If a patient is eligible, CAR‑T treatment usually starts with collecting some of their white blood cells through a process similar to donating blood. In a special laboratory, these cells are genetically modified so that they can better recognise and target cancer cells. The cells are then multiplied and later given back to the patient in a single infusion.

Studies in other countries have shown that CAR‑T therapy can help some patients with difficult‑to‑treat blood cancers achieve long‑lasting remissions. However, it does not work for everyone and can cause serious side effects, so patients must be treated and monitored in experienced centres.

CAR‑T cell therapy has evolved over several decades, and current research focuses on improving precision, safety, scalability and global accessibility, with the aim of making these treatments available to more patients across more cancer types in future.

Equitable access

Africa carries a heavy burden of both infections and cancer. South Africa, for example, has one of the largest populations of people living with HIV in the world, and these patients have a higher risk of certain blood cancers. This makes access to good‑quality, proven cancer care especially important.

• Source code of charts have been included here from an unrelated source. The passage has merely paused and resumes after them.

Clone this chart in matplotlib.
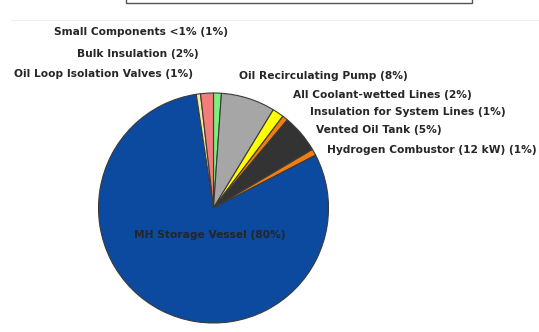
import matplotlib
matplotlib.use("Agg")
import matplotlib.pyplot as plt
from matplotlib.patches import Rectangle

# Component cost shares (percent), listed clockwise starting from 12 o'clock
components = [
    "Oil Loop Isolation Valves",
    "Oil Recirculating Pump",
    "All Coolant-wetted Lines",
    "Insulation for System Lines",
    "Vented Oil Tank",
    "Hydrogen Combustor (12 kW)",
    "MH Storage Vessel",
    "Small Components <1%",
    "Bulk Insulation",
]
shares = [1.1, 7.6, 1.6, 0.8, 5.4, 0.9, 80.2, 0.6, 1.8]
colors = ["#7CF07C", "#A6A6A6", "#FFFF00", "#F07E10", "#333333",
          "#F07E10", "#0B4A9E", "#F2EBA0", "#F47C7C"]

# Label anchor points (pixels from top-left) and alignment
label_pos = {
    "Small Components <1%": (141, 32, "center"),
    "Bulk Insulation": (138, 54, "center"),
    "Oil Loop Isolation Valves": (104, 74, "center"),
    "Oil Recirculating Pump": (239, 76, "left"),
    "All Coolant-wetted Lines": (293, 95, "left"),
    "Insulation for System Lines": (310, 112, "left"),
    "Vented Oil Tank": (316, 130, "left"),
    "Hydrogen Combustor (12 kW)": (327, 150, "left"),
    "MH Storage Vessel": (210, 235, "center"),
}

W, H = 539, 332
fig = plt.figure(figsize=(W / 100, H / 100), dpi=100)
ax = fig.add_axes([0, 0, 1, 1])

cx, cy, r = 213.5, H - 208, 115
ax.pie(shares, colors=colors, startangle=90, counterclock=False,
       center=(cx, cy), radius=r, frame=True,
       wedgeprops=dict(edgecolor="#3a3a3a", linewidth=0.8))
ax.set_xlim(0, W)
ax.set_ylim(0, H)
ax.set_aspect("equal")
ax.axis("off")

total = sum(shares)
for name, val in zip(components, shares):
    x, y, ha = label_pos[name]
    pct = int(val / total * 100 + 0.5)
    ax.text(x, H - y, f"{name} ({pct}%)", ha=ha, va="center",
            fontsize=7.7, fontweight="bold", color="#262626",
            family="DejaVu Sans")

# Legend frame peeking in at the top and a faint rule below it
ax.add_patch(Rectangle((126, H - 3), 346, 20, facecolor="white",
                       edgecolor="#555555", linewidth=1.0, clip_on=False))
ax.plot([11, W], [H - 20, H - 20], color="#eeeeee", linewidth=0.8)

fig.savefig("out.png", dpi=100)
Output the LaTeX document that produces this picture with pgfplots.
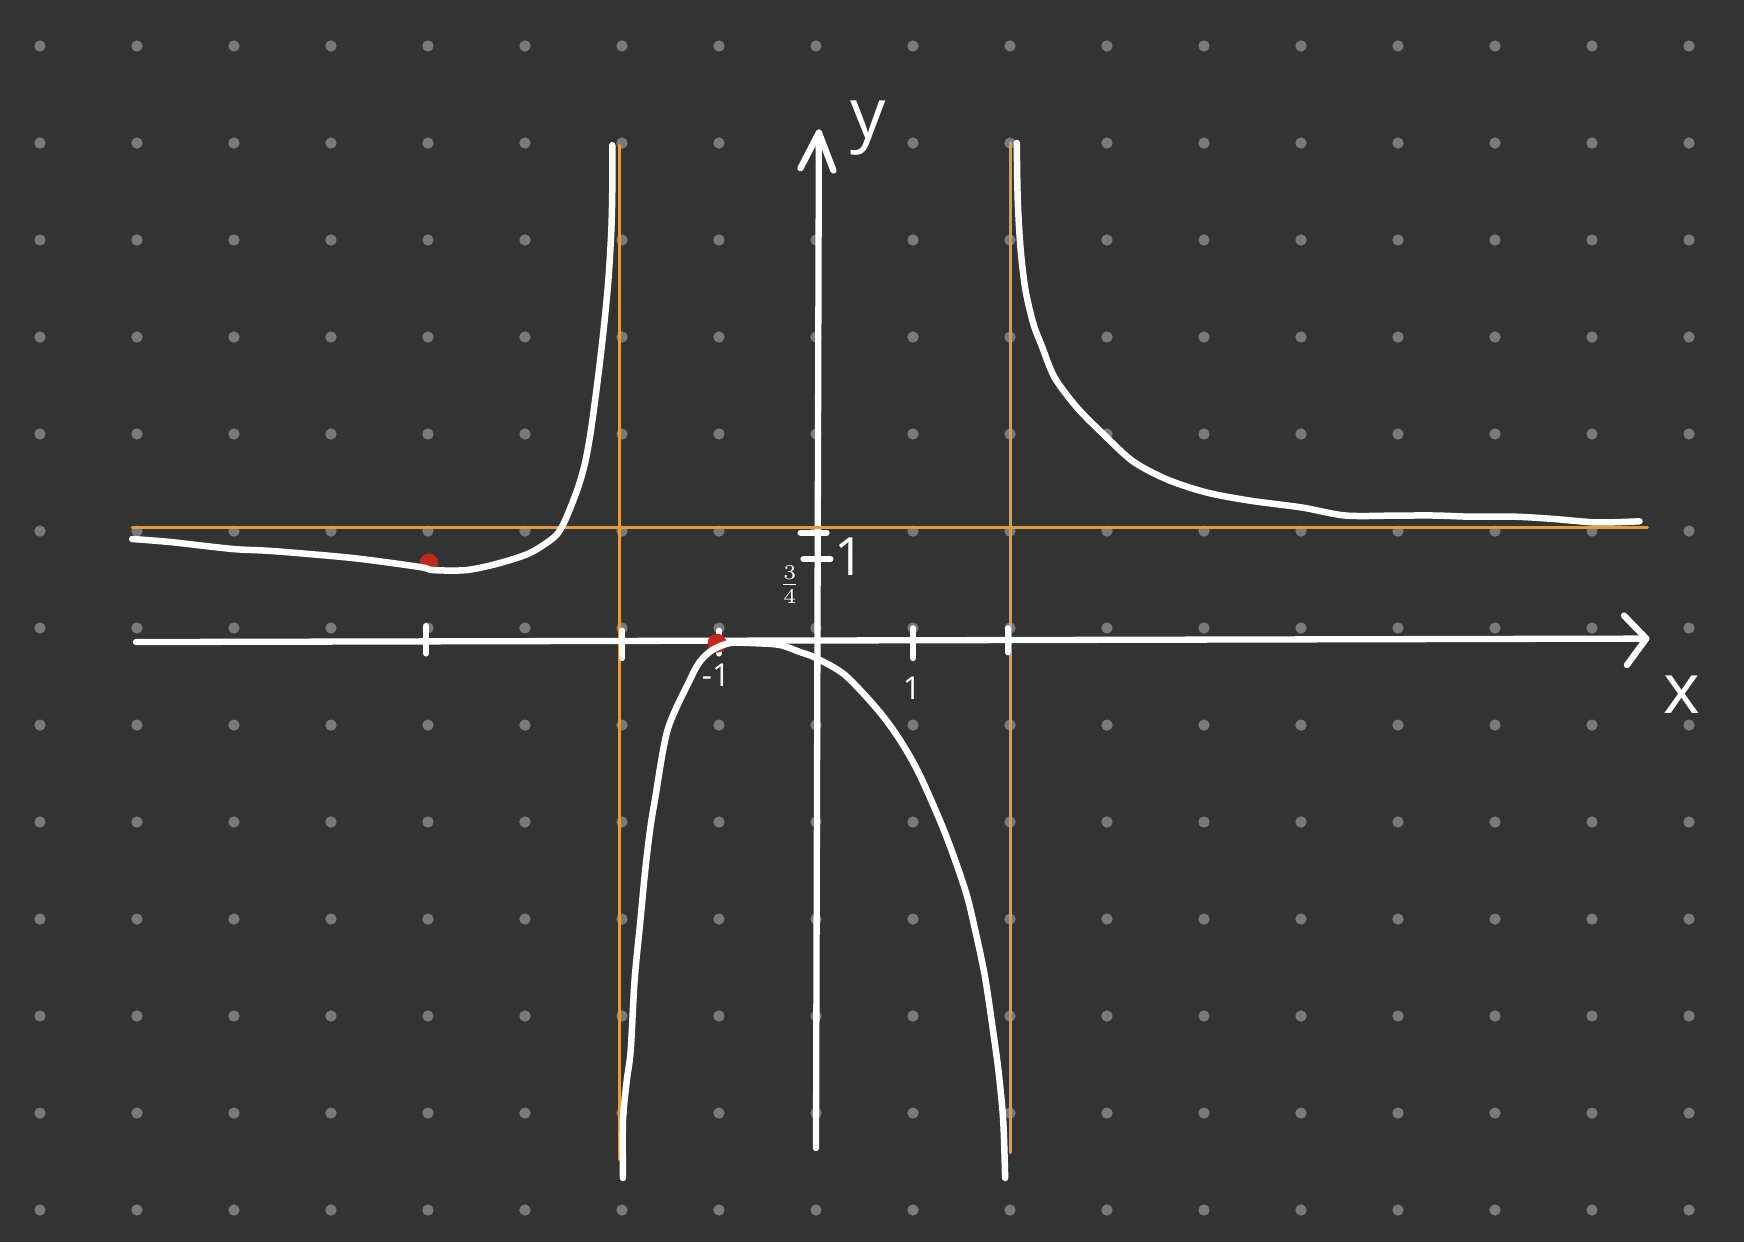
\documentclass[border=0pt]{standalone}
\usepackage{pgfplots}
\pgfplotsset{compat=1.18}
\usepackage{fontspec}
\setmainfont{Open Sans}
\usetikzlibrary{backgrounds}

\definecolor{bg}{HTML}{333333}
\definecolor{dotgray}{HTML}{7A7A7A}
\definecolor{asym}{HTML}{E39B3F}
\definecolor{redpt}{HTML}{C0281E}

\begin{document}
\begin{tikzpicture}[show background rectangle, inner frame sep=0pt,
    background rectangle/.style={fill=bg, draw=none}]
\begin{axis}[
    scale only axis, width=17.44cm, height=12.42cm,
    xmin=-8.412, xmax=9.567, ymin=-5.217, ymax=5.583,
    hide axis, clip=false, clip mode=individual,
    every axis plot/.append style={line cap=round, line join=round},
]
% full frame for the bounding box
\path (rel axis cs:0,0) rectangle (rel axis cs:1,1);

% dotted paper
\pgfplotsinvokeforeach{-8,...,9}{
  \addplot[dotgray, only marks, mark=*, mark size=1.4pt,
    mark options={draw=dotgray, fill=dotgray}] coordinates {
    (#1,5.183) (#1,4.339) (#1,3.496) (#1,2.652) (#1,1.809) (#1,0.965) (#1,0.122)
    (#1,-0.722) (#1,-1.565) (#1,-2.409) (#1,-3.252) (#1,-4.096) (#1,-4.939)};
}

% y axis
\addplot[white, line width=0.63mm] coordinates {(0,-4.40) (0.03,4.43)};
\addplot[white, line width=0.63mm] coordinates {(-0.16,4.12) (0.03,4.43) (0.18,4.10)};

% asymptotes
\addplot[asym, line width=0.3mm] coordinates {(-7.05,1) (8.57,1)};
\addplot[asym, line width=0.3mm] coordinates {(-2.03,4.32) (-2.03,-4.50)};
\addplot[asym, line width=0.3mm] coordinates {(2.01,4.34) (2.01,-4.44)};

% x axis
\addplot[white, line width=0.63mm] coordinates {(-7.01,0) (8.56,0.03)};
\addplot[white, line width=0.63mm] coordinates {(8.33,0.23) (8.56,0.03) (8.36,-0.20)};

% ticks
\addplot[white, line width=0.6mm] coordinates {(-4.02,0.14) (-4.02,-0.10)};
\addplot[white, line width=0.6mm] coordinates {(-2.0,0.10) (-2.0,-0.14)};
\addplot[white, line width=0.6mm] coordinates {(-1.0,0.10) (-1.0,-0.10)};
\addplot[white, line width=0.6mm] coordinates {(1.0,0.12) (1.0,-0.14)};
\addplot[white, line width=0.6mm] coordinates {(1.98,0.12) (1.98,-0.09)};
\addplot[white, line width=0.6mm] coordinates {(-0.16,0.95) (0.11,0.95)};
\addplot[white, line width=0.6mm] coordinates {(-0.13,0.72) (0.15,0.72)};

% extrema
\addplot[redpt, only marks, mark=*, mark size=2.5pt,
  mark options={draw=redpt, fill=redpt}] coordinates {(-3.99,0.687) (-1.02,-0.01)};

% left branch
\addplot[white, line width=0.65mm, smooth, tension=0.5] coordinates {
  (-7.05,0.896) (-6.66,0.870) (-6.01,0.809) (-5.60,0.791) (-4.77,0.730)
  (-4.08,0.652) (-3.95,0.626) (-3.60,0.626) (-3.26,0.687) (-2.95,0.774)
  (-2.71,0.904) (-2.62,1.00) (-2.54,1.15) (-2.45,1.35) (-2.38,1.56)
  (-2.32,1.84) (-2.25,2.28) (-2.19,2.71) (-2.14,3.15) (-2.11,3.58)
  (-2.10,3.93) (-2.10,4.32)};

% middle branch
\addplot[white, line width=0.65mm, smooth, tension=0.5] coordinates {
  (-1.99,-4.66) (-1.99,-4.16) (-1.95,-3.81) (-1.91,-3.55) (-1.87,-2.94)
  (-1.81,-2.42) (-1.76,-1.98) (-1.71,-1.63) (-1.66,-1.37) (-1.53,-0.765)
  (-1.30,-0.330) (-1.20,-0.174) (-1.07,-0.070) (-0.887,-0.009) (-0.63,-0.01)
  (-0.371,-0.026) (-0.165,-0.087) (0,-0.139) (0.299,-0.287) (0.639,-0.591)
  (0.866,-0.852) (1.07,-1.157) (1.33,-1.66) (1.54,-2.16)
  (1.64,-2.50) (1.74,-2.90) (1.81,-3.29) (1.88,-3.72) (1.93,-4.16)
  (1.95,-4.66)};

% right branch
\addplot[white, line width=0.65mm, smooth, tension=0.5] coordinates {
  (2.07,4.34) (2.08,3.84) (2.11,3.41) (2.16,3.06) (2.24,2.77) (2.33,2.57)
  (2.46,2.30) (2.69,2.04) (2.96,1.81) (3.27,1.57) (3.63,1.41) (4.03,1.30)
  (4.47,1.23) (5.01,1.17) (5.46,1.10) (6.00,1.10) (6.40,1.10) (6.75,1.09)
  (7.21,1.09) (7.61,1.07) (8.05,1.04) (8.49,1.05)};

% labels
\node[white, font=\fontsize{20}{20}\selectfont] at (axis cs:0.54,4.47) {y};
\node[white, font=\fontsize{20}{20}\selectfont] at (axis cs:8.93,-0.46) {x};
\node[white, font=\fontsize{15}{15}\selectfont] at (axis cs:0.35,0.74) {1};
\node[white, font=\fontsize{9}{9}\selectfont] at (axis cs:-0.27,0.50) {$\frac{3}{4}$};
\node[white, font=\fontsize{9}{9}\selectfont] at (axis cs:-1.03,-0.29) {-1};
\node[white, font=\fontsize{9}{9}\selectfont] at (axis cs:0.99,-0.40) {1};
\end{axis}
\end{tikzpicture}
\end{document}
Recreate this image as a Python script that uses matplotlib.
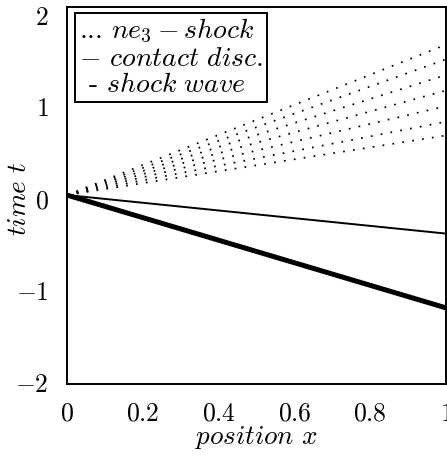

People living with HIV face an increased risk of B‑cell malignancies, including aggressive lymphomas, making the need for effective and equitable cancer care all the more pressing.

Even though cancer treatment has improved a lot in Europe, North America and Asia, most patients in low‑ and middle‑income countries still do not have access to the newest therapies. The main barriers are high cost, the need for advanced laboratories and equipment.

Medical experts with deep clinical experience in environments from South Africa, Morocco and India contributed to the academic programme, bringing a global perspective to an African challenge and sharing important lessons learned.

The promise of CAR-T cell therapy

CAR‑T cell therapy has shown encouraging results in certain relapsed or refractory blood cancers, with some patients achieving deep and durable responses. Internationally, thousands of patients have now received CAR‑T treatment in approved centres.

Gene and cell therapies are subject to strict regulations and rigorous quality standards in many countries. In addition to cost, logistics and the “vein‑to‑vein” traceability chain are important factors that health systems must be equipped to manage.

“Cipla is committed to partnering with healthcare professionals, policymakers and institutions to chart a clear and equitable path for CAR-T therapy access across Africa, ensuring that the most vulnerable patients are not left behind in the next chapter of cancer care,” said Miller.